## SUPPLIED MATERIAL
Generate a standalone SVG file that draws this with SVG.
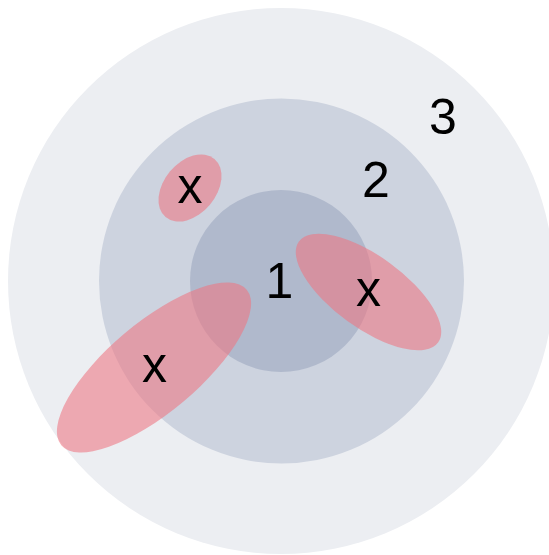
<svg xmlns="http://www.w3.org/2000/svg" width="549" height="555" viewBox="0 0 549 555">
  <style>
    .lbl { font-family: "Liberation Sans", Arial, Helvetica, sans-serif; font-size: 50px; fill: #000; text-anchor: middle; }
    .blob { fill: rgb(238,118,129); fill-opacity: 0.58; }
  </style>
  <rect width="549" height="555" fill="#ffffff"/>
  <g id="ring3">
    <circle cx="281" cy="281" r="273" fill="#ECEEF2"/>
    <text class="lbl" x="443" y="134">3</text>
  </g>
  <g id="ring2">
    <circle cx="281.5" cy="281" r="182.5" fill="#CDD3DF"/>
    <text class="lbl" x="376" y="197">2</text>
  </g>
  <g id="ring1">
    <circle cx="281" cy="281" r="91" fill="#B0B9CC"/>
    <text class="lbl" x="279.5" y="298">1</text>
  </g>
  <g id="blob-small">
    <ellipse class="blob" cx="190" cy="188" rx="38" ry="26" transform="rotate(-50 190 188)"/>
    <text class="lbl" x="190" y="203">x</text>
  </g>
  <g id="blob-right">
    <ellipse class="blob" cx="368.5" cy="292" rx="86" ry="36" transform="rotate(36 368.5 292)"/>
    <text class="lbl" x="368.5" y="306">x</text>
  </g>
  <g id="blob-left">
    <ellipse class="blob" cx="154" cy="367.5" rx="121" ry="45" transform="rotate(-40 154 367.5)"/>
    <text class="lbl" x="154.5" y="382">x</text>
  </g>
  <g id="connectors"/>
</svg>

## INSTRUCTION
All the material shown above is to be copied exactly, with no pictures carried over.

## WRITTEN SOLUTION
Generate a standalone SVG file that draws this with SVG.
<svg xmlns="http://www.w3.org/2000/svg" width="549" height="555" viewBox="0 0 549 555">
  <style>
    .lbl { font-family: "Liberation Sans", Arial, Helvetica, sans-serif; font-size: 50px; fill: #000; text-anchor: middle; }
    .blob { fill: rgb(238,118,129); fill-opacity: 0.58; }
  </style>
  <rect width="549" height="555" fill="#ffffff"/>
  <g id="ring3">
    <circle cx="281" cy="281" r="273" fill="#ECEEF2"/>
    <text class="lbl" x="443" y="134">3</text>
  </g>
  <g id="ring2">
    <circle cx="281.5" cy="281" r="182.5" fill="#CDD3DF"/>
    <text class="lbl" x="376" y="197">2</text>
  </g>
  <g id="ring1">
    <circle cx="281" cy="281" r="91" fill="#B0B9CC"/>
    <text class="lbl" x="279.5" y="298">1</text>
  </g>
  <g id="blob-small">
    <ellipse class="blob" cx="190" cy="188" rx="38" ry="26" transform="rotate(-50 190 188)"/>
    <text class="lbl" x="190" y="203">x</text>
  </g>
  <g id="blob-right">
    <ellipse class="blob" cx="368.5" cy="292" rx="86" ry="36" transform="rotate(36 368.5 292)"/>
    <text class="lbl" x="368.5" y="306">x</text>
  </g>
  <g id="blob-left">
    <ellipse class="blob" cx="154" cy="367.5" rx="121" ry="45" transform="rotate(-40 154 367.5)"/>
    <text class="lbl" x="154.5" y="382">x</text>
  </g>
  <g id="connectors"/>
</svg>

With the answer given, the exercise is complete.